The installation draws together the original stories transformed into ink jet prints, sewn works of text on canvas, and a multichannel sound installation of conversations, moments shared, and stories retold through English translation. A narrative of place and time spent with a group of people, the work is a historical project as well as a cultural testimony of contemporary movement, showcasing traditional and emerging heritage, including the potential unleashed by the collision of cultures.
The space required to exhibit the entire work is roughly 9 m x 4 m, including 20 photographs, 4 works on canvas and an installation of four speakers. A smaller space could also be used to exhibit a portion of the work.
Project 2: Memory and Revolution: The Songs Collect Us
Memory and Revolution: The Songs Collect Us is a work of two parts. The first is a series of videos in which Syrian refugees in the UK narrate stories about life in Syria, the origins of the 2011 uprising and the ensuing conflict. The project sits within a campaign by Rethink Rebuild Society to dispel misconceptions about the conflict while promoting a better understanding of Syrian refugees within British society.

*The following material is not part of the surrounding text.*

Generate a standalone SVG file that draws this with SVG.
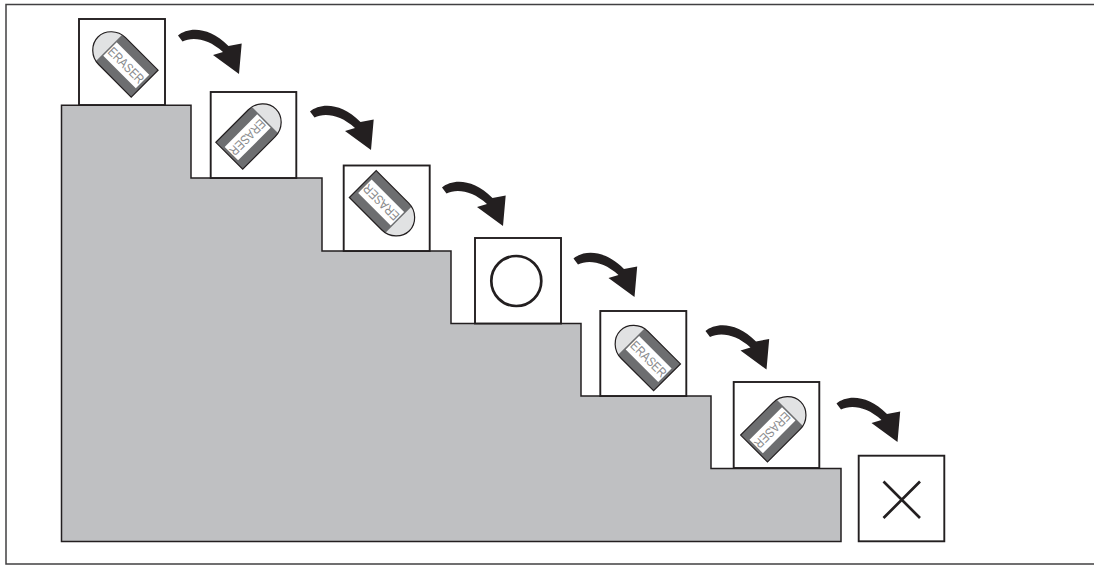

The second part is a series of videos in which Syrian refugees are filmed in their UK homes singing popular songs from the period of the revolution. Songs and chants that spoke of freedom quickly became a galvanizing force for peaceful protesters and the opposition as well as a renewing source of strength and refuge for the general public, and are still sung and cherished by Syrians inside and outside the country.
The idea of this work is to construct a living history piece by piece, through the many personal voices collected. The reliving of the songs and the musical heritage of the Revolution in a new time and place reinforces the primacy and ongoing relevance of original events and the ideals and impusles behind them.

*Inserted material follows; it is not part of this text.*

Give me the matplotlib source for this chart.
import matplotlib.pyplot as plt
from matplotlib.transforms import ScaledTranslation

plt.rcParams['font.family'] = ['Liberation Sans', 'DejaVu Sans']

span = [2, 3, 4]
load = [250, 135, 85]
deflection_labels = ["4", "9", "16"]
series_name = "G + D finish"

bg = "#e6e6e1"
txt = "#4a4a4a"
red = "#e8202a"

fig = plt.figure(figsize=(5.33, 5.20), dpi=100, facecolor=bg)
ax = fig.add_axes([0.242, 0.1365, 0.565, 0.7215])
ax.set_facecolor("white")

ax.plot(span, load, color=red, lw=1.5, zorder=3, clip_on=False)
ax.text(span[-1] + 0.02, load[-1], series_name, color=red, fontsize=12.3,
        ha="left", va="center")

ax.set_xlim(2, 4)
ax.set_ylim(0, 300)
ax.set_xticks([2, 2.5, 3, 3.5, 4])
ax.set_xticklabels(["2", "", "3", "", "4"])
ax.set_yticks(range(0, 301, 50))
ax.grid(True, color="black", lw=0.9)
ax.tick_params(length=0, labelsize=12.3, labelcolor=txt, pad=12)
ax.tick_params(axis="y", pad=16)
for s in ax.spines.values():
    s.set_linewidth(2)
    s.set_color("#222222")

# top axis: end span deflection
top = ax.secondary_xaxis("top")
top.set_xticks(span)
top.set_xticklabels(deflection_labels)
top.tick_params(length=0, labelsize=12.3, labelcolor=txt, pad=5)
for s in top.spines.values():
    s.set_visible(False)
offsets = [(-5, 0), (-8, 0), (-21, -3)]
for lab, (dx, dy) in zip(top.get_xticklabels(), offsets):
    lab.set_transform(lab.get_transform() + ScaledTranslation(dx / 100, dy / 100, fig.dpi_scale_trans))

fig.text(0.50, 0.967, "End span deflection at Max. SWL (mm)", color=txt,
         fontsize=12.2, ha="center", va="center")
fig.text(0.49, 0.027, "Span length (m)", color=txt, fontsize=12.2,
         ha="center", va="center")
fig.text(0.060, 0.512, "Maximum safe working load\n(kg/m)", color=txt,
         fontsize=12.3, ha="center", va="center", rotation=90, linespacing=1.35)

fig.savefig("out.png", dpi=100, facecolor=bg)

Each video is between 1- 5 minutes in length, and there will be roughly 60 videos included in the final body of work. The videos are designed for a physical exhibition as well as online use.
The exhibition has been designed for two adjoining rooms, one displaying narration videos and the other singing videos. The videos will be directly projected onto the walls or shown on projection screens. The sound from each video will be played aloud and with directional speakers. In the room with the singing videos, one wall will display a continuous projection of written English translations of song lyrics. Periodically, all sound from the singing videos will be silenced in favour of one of the videos’ soundtracks being played on loudspeaker.

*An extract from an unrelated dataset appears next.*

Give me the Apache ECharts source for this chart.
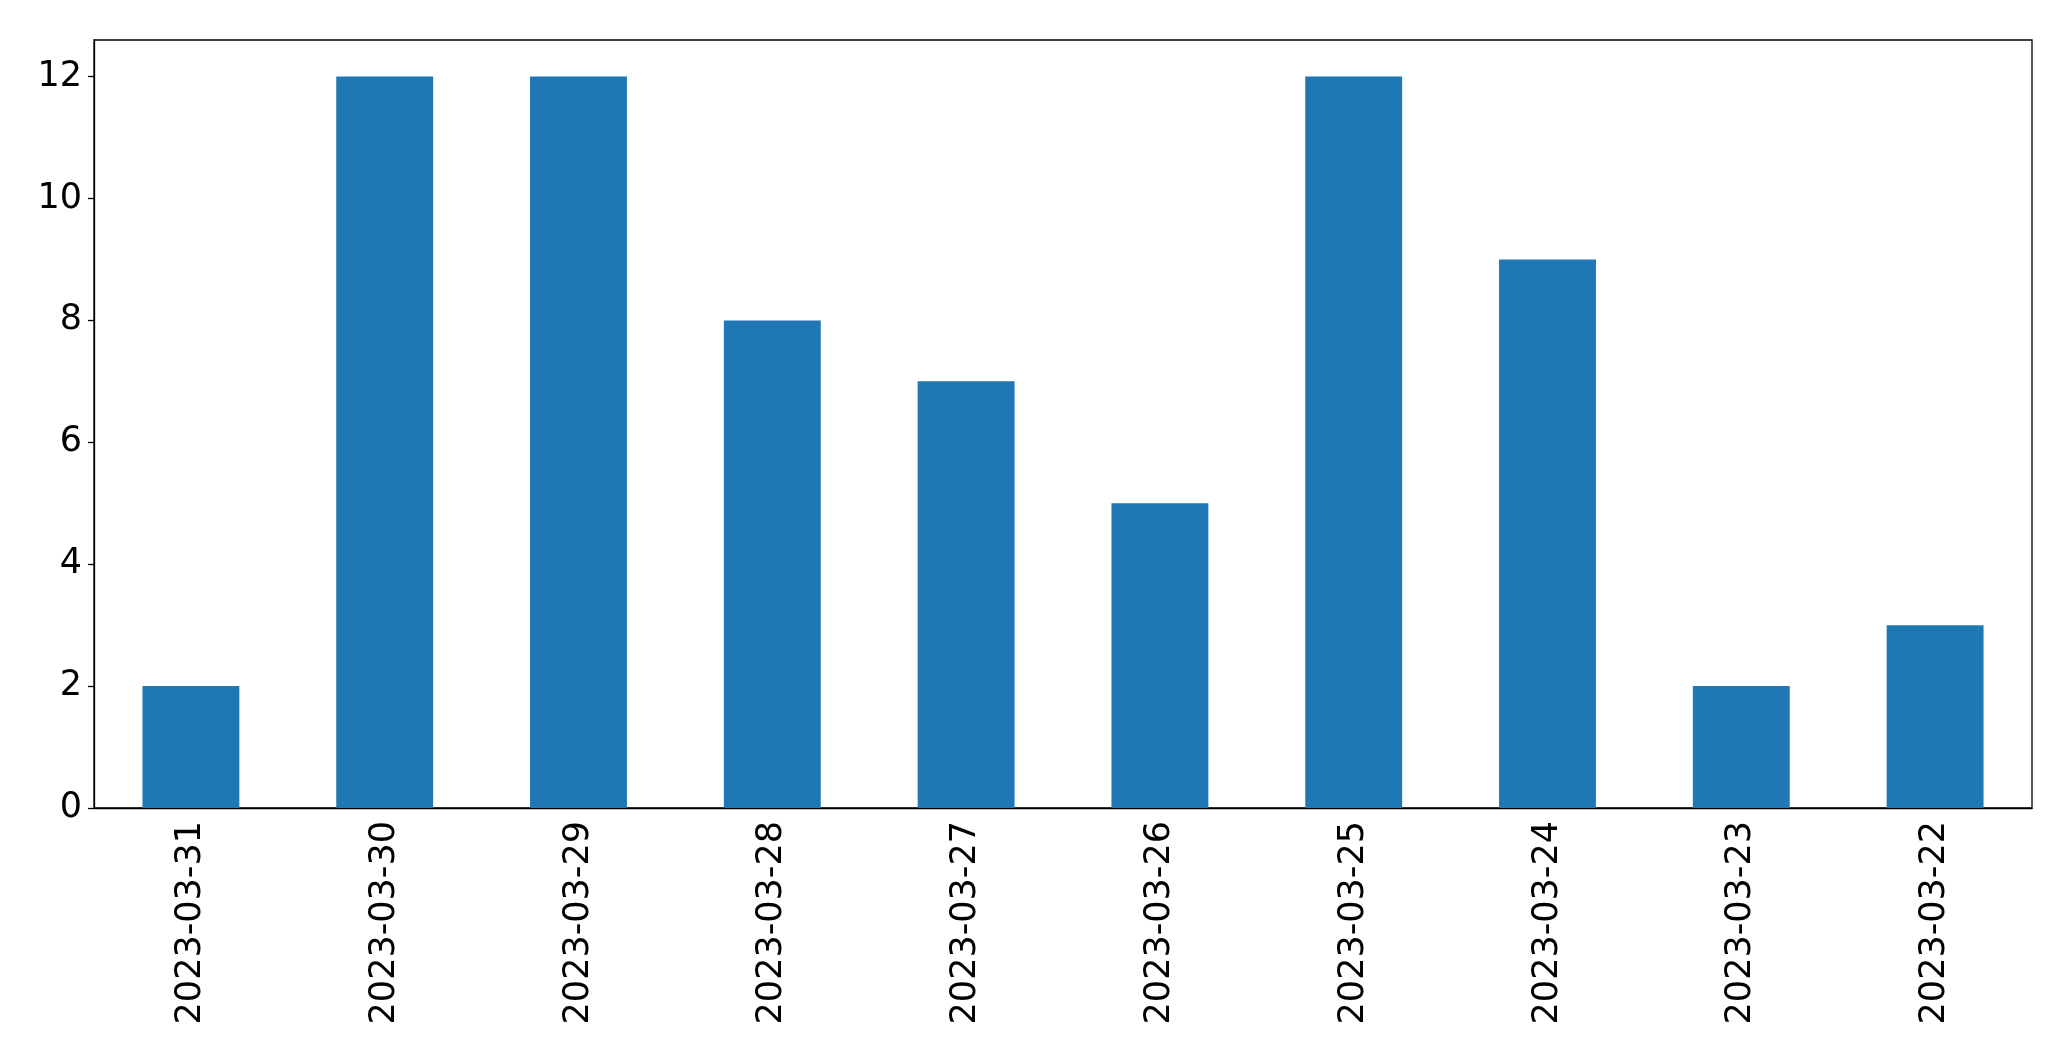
<!DOCTYPE html>
<html>
<head>
<meta charset="utf-8">
<script src="https://cdn.jsdelivr.net/npm/echarts@6/dist/echarts.min.js"></script>
<style>
  html, body { margin: 0; padding: 0; background: #fff; }
  #chart { width: 2071px; height: 1061px; }
</style>
</head>
<body>
<div id="chart"></div>
<script>
const dates = ['2023-03-31', '2023-03-30', '2023-03-29', '2023-03-28', '2023-03-27',
  '2023-03-26', '2023-03-25', '2023-03-24', '2023-03-23', '2023-03-22'];
const counts = [2, 12, 12, 8, 7, 5, 12, 9, 2, 3];
const yTicks = [0, 2, 4, 6, 8, 10, 12];

const myChart = echarts.init(document.getElementById('chart'));
const font = { fontFamily: 'DejaVu Sans', fontSize: 35, color: '#000' };

const option = {
  animation: false,
  grid: {
    show: true,
    borderColor: '#000',
    borderWidth: 1.3,
    left: 94,
    right: 39,
    top: 40,
    bottom: 253,
  },
  xAxis: {
    type: 'category',
    data: dates,
    axisLine: { lineStyle: { color: '#000', width: 1.3 } },
    axisTick: { alignWithLabel: true, length: 6, lineStyle: { color: '#000', width: 1.3 } },
    axisLabel: Object.assign({ rotate: 90, margin: 13, interval: 0 }, font),
    splitLine: { show: false },
  },
  yAxis: {
    type: 'value',
    min: 0,
    max: 12.6,
    interval: 2,
    axisLine: { show: true, lineStyle: { color: '#000', width: 1.3 } },
    axisTick: { show: true, length: 6, customValues: yTicks, lineStyle: { color: '#000', width: 1.3 } },
    axisLabel: Object.assign({ margin: 12, customValues: yTicks }, font),
    splitLine: { show: false },
  },
  series: [
    {
      type: 'bar',
      data: counts,
      barWidth: '50%',
      itemStyle: { color: '#1f77b4' },
    }
  ]
};
myChart.setOption(option);
</script>
</body>
</html>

It would also be possible to design the exhibition for one large room. The sound may also be reconceived depending on equipment and resources.
A few select videos could be displayed either as projections or on small screens within a group exhibition or a smaller space. A minimum of four videos should be exhibited in a showing, and the sound could be played on headphones. There is significant variety for the scale of this work.
About Stephanie Gervais:
Stephanie Gervais is an American artist living between Manchester and London. She completed an MFA at Goldsmiths College in 2016. She combines works with photography, video, language, and sculpture to approach culture, history and belonging. She has exhibited her work in Brazil, France, London and the US. Her recent work Europe The Land of Generosity is based on the stories of people she met in Calais, France, trying to cross the border to reach the UK. The work was shown as an installation including handwritten stories transformed into ink jet prints, sewn works of text on canvas, and a multichannel sound installation. She is currently collaborating with Rethink Rebuild Society of Manchester to produce an upcoming video series on storytelling and songs around the Syrian Revolution and memory.
About Rethink Rebuild Society:
Rethink Rebuild Society (RR) is a Manchester-based Syrian advocacy and community organisation working since 2013 to improve the lives of Syrians in Manchester by helping them become positively established within British society, striving to clarify the complexities of the Syrian conflict to the wider British public and to promote Syrian issues within the British landscape. RR work comprises of community support, advocacy, and education.